Somewhere in your Microsoft 365 tenant, an app you connected two years ago still has access to your inbox. The employee who set it up has since left. The vendor trial expired. Nobody revoked anything. The token still works.
This is not a hypothetical. It is the standard condition of most small-business Microsoft 365 environments, and it creates a category of exposure that regulators, cyber insurers, and auditors have begun examining closely.
The short version: Every third-party app connected to Microsoft 365 via OAuth receives a standing credential — not a one-time handshake — that persists until someone explicitly revokes it. Forgotten integrations with standing access to email, files, and contacts represent unreviewed vendor relationships with no expiration date.
How the access gets created
When a user clicks "Allow" on a permission screen — to connect an e-signature tool, sync a CRM, enable a marketing platform, or install a productivity add-in — Microsoft issues that application an OAuth token. That token grants the app the permissions the user approved: read email, access files, view contacts, send on your behalf.
The token does not expire automatically. It does not disappear when the vendor relationship ends. It does not get reviewed during your annual audit unless you build a process that requires it.
In a tenant without admin consent controls, any employee can complete this process without IT involvement. That means your accounting assistant, your receptionist, and the summer intern who helped set up a newsletter tool may each have independently extended access to your organization's data.
What category of apps creates the most exposure
The integrations that tend to be forgotten fastest are also the ones that were granted the broadest permissions:
- Accounting and billing tools that sync invoices or contacts often request read/write access to calendars and email.
- E-signature platforms connected via Outlook add-in typically request access to compose and send email on the user's behalf.
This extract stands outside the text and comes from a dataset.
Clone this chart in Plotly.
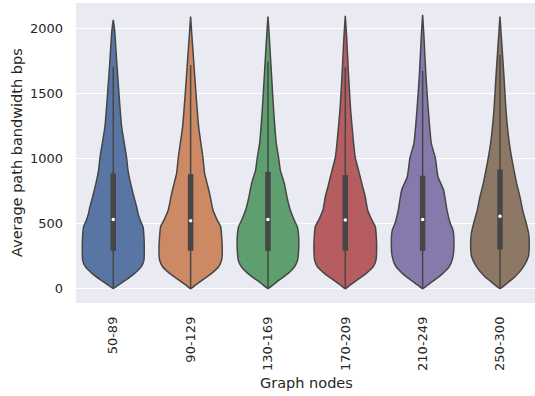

- Marketing and CRM platforms regularly request full contact list access and, in some configurations, the ability to read inbox threads to log communications.
- Browser extensions — particularly those claiming to improve productivity or password management — can request permissions that capture data from any page rendered in the browser, including pages displaying your Microsoft 365 session.
- File-sharing and collaboration tools that were used for a single project and never disconnected retain access to SharePoint and OneDrive.
Why this is a compliance problem, not just an IT problem
If your organization operates under HIPAA, handles client funds, stores personally identifiable information, or holds data subject to state privacy law, the apps connected to your tenant are part of your data environment. A breach at any one of those vendors — or a malicious or negligently coded app — can result in unauthorized access to data you are legally responsible for protecting.
Cyber insurers have added explicit questions about third-party integrations and OAuth consent controls to their renewal questionnaires. Auditors conducting SOC 2 or HIPAA assessments treat unreviewed vendor access as a finding. The risk is documented and the scrutiny is increasing.
The compliance exposure runs in both directions. If a vendor is breached and your token was active, you may have a reportable incident even though your own systems were never directly compromised. The data left through a door you left open.